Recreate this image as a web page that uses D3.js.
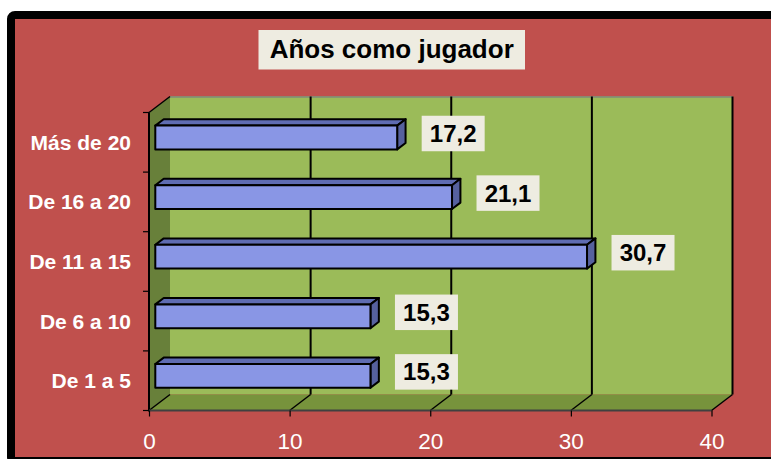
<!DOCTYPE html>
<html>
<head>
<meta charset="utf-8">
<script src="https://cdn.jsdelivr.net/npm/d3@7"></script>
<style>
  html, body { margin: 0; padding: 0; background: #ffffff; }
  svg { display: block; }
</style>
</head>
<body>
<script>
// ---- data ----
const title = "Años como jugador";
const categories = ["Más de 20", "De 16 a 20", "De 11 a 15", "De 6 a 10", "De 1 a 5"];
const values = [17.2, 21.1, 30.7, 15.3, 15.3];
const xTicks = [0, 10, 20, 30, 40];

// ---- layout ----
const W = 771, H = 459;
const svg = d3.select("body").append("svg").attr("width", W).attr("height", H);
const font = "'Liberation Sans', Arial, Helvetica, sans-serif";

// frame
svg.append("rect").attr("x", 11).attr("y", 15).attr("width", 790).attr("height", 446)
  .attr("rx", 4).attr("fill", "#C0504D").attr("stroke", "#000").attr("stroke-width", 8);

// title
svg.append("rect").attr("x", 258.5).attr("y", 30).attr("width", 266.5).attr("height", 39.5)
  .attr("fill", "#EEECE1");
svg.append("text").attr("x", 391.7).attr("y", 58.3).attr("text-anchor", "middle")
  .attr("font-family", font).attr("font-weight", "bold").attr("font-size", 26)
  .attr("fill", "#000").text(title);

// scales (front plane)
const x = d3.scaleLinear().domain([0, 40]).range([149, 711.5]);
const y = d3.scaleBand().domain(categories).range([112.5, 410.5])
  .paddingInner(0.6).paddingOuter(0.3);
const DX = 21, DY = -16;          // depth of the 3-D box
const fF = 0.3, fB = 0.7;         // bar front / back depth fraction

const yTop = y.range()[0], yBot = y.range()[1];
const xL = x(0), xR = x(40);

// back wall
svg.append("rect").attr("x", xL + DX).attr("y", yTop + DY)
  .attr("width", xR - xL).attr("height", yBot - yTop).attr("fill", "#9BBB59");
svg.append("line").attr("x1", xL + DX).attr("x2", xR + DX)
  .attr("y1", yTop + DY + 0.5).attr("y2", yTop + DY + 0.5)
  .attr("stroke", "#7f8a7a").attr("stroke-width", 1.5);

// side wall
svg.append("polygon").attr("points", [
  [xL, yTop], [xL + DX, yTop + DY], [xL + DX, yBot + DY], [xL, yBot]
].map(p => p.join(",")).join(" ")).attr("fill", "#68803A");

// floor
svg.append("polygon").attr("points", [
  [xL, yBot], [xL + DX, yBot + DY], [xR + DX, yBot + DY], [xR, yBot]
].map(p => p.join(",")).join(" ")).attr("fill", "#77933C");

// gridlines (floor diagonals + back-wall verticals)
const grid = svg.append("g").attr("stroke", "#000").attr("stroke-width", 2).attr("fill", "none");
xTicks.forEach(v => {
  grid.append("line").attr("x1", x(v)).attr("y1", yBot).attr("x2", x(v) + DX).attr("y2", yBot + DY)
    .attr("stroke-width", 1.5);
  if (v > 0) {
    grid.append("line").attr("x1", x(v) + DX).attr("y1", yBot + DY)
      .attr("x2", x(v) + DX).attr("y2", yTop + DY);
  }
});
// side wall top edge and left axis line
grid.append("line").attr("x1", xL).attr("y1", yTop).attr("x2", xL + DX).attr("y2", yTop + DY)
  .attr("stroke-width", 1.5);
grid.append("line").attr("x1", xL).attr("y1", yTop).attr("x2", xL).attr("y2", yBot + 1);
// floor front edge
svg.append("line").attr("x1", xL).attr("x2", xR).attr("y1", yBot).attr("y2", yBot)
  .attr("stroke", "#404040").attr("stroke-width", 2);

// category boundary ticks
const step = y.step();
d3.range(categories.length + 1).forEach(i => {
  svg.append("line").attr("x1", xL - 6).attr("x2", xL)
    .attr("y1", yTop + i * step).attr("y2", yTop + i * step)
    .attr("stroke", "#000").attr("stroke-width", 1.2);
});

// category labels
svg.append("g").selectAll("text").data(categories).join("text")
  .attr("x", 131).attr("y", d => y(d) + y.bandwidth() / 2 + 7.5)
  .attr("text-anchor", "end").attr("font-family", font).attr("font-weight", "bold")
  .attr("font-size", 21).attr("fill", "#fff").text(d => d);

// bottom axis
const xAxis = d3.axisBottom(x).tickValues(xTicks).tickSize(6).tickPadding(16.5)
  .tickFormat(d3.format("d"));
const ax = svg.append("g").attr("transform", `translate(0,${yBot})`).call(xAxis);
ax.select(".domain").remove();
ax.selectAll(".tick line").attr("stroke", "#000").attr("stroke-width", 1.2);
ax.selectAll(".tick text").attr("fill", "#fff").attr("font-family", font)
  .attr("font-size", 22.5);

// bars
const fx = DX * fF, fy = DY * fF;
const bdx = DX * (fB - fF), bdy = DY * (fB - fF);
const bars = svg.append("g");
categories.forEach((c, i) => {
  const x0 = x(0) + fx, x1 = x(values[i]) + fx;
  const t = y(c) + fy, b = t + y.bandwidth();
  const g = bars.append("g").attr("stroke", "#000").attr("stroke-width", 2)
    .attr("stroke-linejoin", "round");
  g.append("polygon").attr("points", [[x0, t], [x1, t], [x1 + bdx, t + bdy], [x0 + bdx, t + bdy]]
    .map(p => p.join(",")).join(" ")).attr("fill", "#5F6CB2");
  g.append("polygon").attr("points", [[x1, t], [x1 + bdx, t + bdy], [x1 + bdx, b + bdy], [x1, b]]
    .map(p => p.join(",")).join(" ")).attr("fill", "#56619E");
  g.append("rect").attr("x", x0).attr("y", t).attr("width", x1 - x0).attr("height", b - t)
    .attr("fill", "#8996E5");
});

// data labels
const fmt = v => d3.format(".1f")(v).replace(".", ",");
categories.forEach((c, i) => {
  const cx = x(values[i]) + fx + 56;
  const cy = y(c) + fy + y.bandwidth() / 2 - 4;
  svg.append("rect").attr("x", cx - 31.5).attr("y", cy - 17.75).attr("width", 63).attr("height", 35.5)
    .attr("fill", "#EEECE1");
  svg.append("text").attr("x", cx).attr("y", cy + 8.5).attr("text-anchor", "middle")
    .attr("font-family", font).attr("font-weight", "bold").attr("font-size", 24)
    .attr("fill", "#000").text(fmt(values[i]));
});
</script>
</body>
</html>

···

WHAT TO PRODUCE ->
Exclude the pictures, and transcribe all of the material exactly.

RESPONSE TO THIS EXERCISE ->
Recreate this image as a web page that uses D3.js.
<!DOCTYPE html>
<html>
<head>
<meta charset="utf-8">
<script src="https://cdn.jsdelivr.net/npm/d3@7"></script>
<style>
  html, body { margin: 0; padding: 0; background: #ffffff; }
  svg { display: block; }
</style>
</head>
<body>
<script>
// ---- data ----
const title = "Años como jugador";
const categories = ["Más de 20", "De 16 a 20", "De 11 a 15", "De 6 a 10", "De 1 a 5"];
const values = [17.2, 21.1, 30.7, 15.3, 15.3];
const xTicks = [0, 10, 20, 30, 40];

// ---- layout ----
const W = 771, H = 459;
const svg = d3.select("body").append("svg").attr("width", W).attr("height", H);
const font = "'Liberation Sans', Arial, Helvetica, sans-serif";

// frame
svg.append("rect").attr("x", 11).attr("y", 15).attr("width", 790).attr("height", 446)
  .attr("rx", 4).attr("fill", "#C0504D").attr("stroke", "#000").attr("stroke-width", 8);

// title
svg.append("rect").attr("x", 258.5).attr("y", 30).attr("width", 266.5).attr("height", 39.5)
  .attr("fill", "#EEECE1");
svg.append("text").attr("x", 391.7).attr("y", 58.3).attr("text-anchor", "middle")
  .attr("font-family", font).attr("font-weight", "bold").attr("font-size", 26)
  .attr("fill", "#000").text(title);

// scales (front plane)
const x = d3.scaleLinear().domain([0, 40]).range([149, 711.5]);
const y = d3.scaleBand().domain(categories).range([112.5, 410.5])
  .paddingInner(0.6).paddingOuter(0.3);
const DX = 21, DY = -16;          // depth of the 3-D box
const fF = 0.3, fB = 0.7;         // bar front / back depth fraction

const yTop = y.range()[0], yBot = y.range()[1];
const xL = x(0), xR = x(40);

// back wall
svg.append("rect").attr("x", xL + DX).attr("y", yTop + DY)
  .attr("width", xR - xL).attr("height", yBot - yTop).attr("fill", "#9BBB59");
svg.append("line").attr("x1", xL + DX).attr("x2", xR + DX)
  .attr("y1", yTop + DY + 0.5).attr("y2", yTop + DY + 0.5)
  .attr("stroke", "#7f8a7a").attr("stroke-width", 1.5);

// side wall
svg.append("polygon").attr("points", [
  [xL, yTop], [xL + DX, yTop + DY], [xL + DX, yBot + DY], [xL, yBot]
].map(p => p.join(",")).join(" ")).attr("fill", "#68803A");

// floor
svg.append("polygon").attr("points", [
  [xL, yBot], [xL + DX, yBot + DY], [xR + DX, yBot + DY], [xR, yBot]
].map(p => p.join(",")).join(" ")).attr("fill", "#77933C");

// gridlines (floor diagonals + back-wall verticals)
const grid = svg.append("g").attr("stroke", "#000").attr("stroke-width", 2).attr("fill", "none");
xTicks.forEach(v => {
  grid.append("line").attr("x1", x(v)).attr("y1", yBot).attr("x2", x(v) + DX).attr("y2", yBot + DY)
    .attr("stroke-width", 1.5);
  if (v > 0) {
    grid.append("line").attr("x1", x(v) + DX).attr("y1", yBot + DY)
      .attr("x2", x(v) + DX).attr("y2", yTop + DY);
  }
});
// side wall top edge and left axis line
grid.append("line").attr("x1", xL).attr("y1", yTop).attr("x2", xL + DX).attr("y2", yTop + DY)
  .attr("stroke-width", 1.5);
grid.append("line").attr("x1", xL).attr("y1", yTop).attr("x2", xL).attr("y2", yBot + 1);
// floor front edge
svg.append("line").attr("x1", xL).attr("x2", xR).attr("y1", yBot).attr("y2", yBot)
  .attr("stroke", "#404040").attr("stroke-width", 2);

// category boundary ticks
const step = y.step();
d3.range(categories.length + 1).forEach(i => {
  svg.append("line").attr("x1", xL - 6).attr("x2", xL)
    .attr("y1", yTop + i * step).attr("y2", yTop + i * step)
    .attr("stroke", "#000").attr("stroke-width", 1.2);
});

// category labels
svg.append("g").selectAll("text").data(categories).join("text")
  .attr("x", 131).attr("y", d => y(d) + y.bandwidth() / 2 + 7.5)
  .attr("text-anchor", "end").attr("font-family", font).attr("font-weight", "bold")
  .attr("font-size", 21).attr("fill", "#fff").text(d => d);

// bottom axis
const xAxis = d3.axisBottom(x).tickValues(xTicks).tickSize(6).tickPadding(16.5)
  .tickFormat(d3.format("d"));
const ax = svg.append("g").attr("transform", `translate(0,${yBot})`).call(xAxis);
ax.select(".domain").remove();
ax.selectAll(".tick line").attr("stroke", "#000").attr("stroke-width", 1.2);
ax.selectAll(".tick text").attr("fill", "#fff").attr("font-family", font)
  .attr("font-size", 22.5);

// bars
const fx = DX * fF, fy = DY * fF;
const bdx = DX * (fB - fF), bdy = DY * (fB - fF);
const bars = svg.append("g");
categories.forEach((c, i) => {
  const x0 = x(0) + fx, x1 = x(values[i]) + fx;
  const t = y(c) + fy, b = t + y.bandwidth();
  const g = bars.append("g").attr("stroke", "#000").attr("stroke-width", 2)
    .attr("stroke-linejoin", "round");
  g.append("polygon").attr("points", [[x0, t], [x1, t], [x1 + bdx, t + bdy], [x0 + bdx, t + bdy]]
    .map(p => p.join(",")).join(" ")).attr("fill", "#5F6CB2");
  g.append("polygon").attr("points", [[x1, t], [x1 + bdx, t + bdy], [x1 + bdx, b + bdy], [x1, b]]
    .map(p => p.join(",")).join(" ")).attr("fill", "#56619E");
  g.append("rect").attr("x", x0).attr("y", t).attr("width", x1 - x0).attr("height", b - t)
    .attr("fill", "#8996E5");
});

// data labels
const fmt = v => d3.format(".1f")(v).replace(".", ",");
categories.forEach((c, i) => {
  const cx = x(values[i]) + fx + 56;
  const cy = y(c) + fy + y.bandwidth() / 2 - 4;
  svg.append("rect").attr("x", cx - 31.5).attr("y", cy - 17.75).attr("width", 63).attr("height", 35.5)
    .attr("fill", "#EEECE1");
  svg.append("text").attr("x", cx).attr("y", cy + 8.5).attr("text-anchor", "middle")
    .attr("font-family", font).attr("font-weight", "bold").attr("font-size", 24)
    .attr("fill", "#000").text(fmt(values[i]));
});
</script>
</body>
</html>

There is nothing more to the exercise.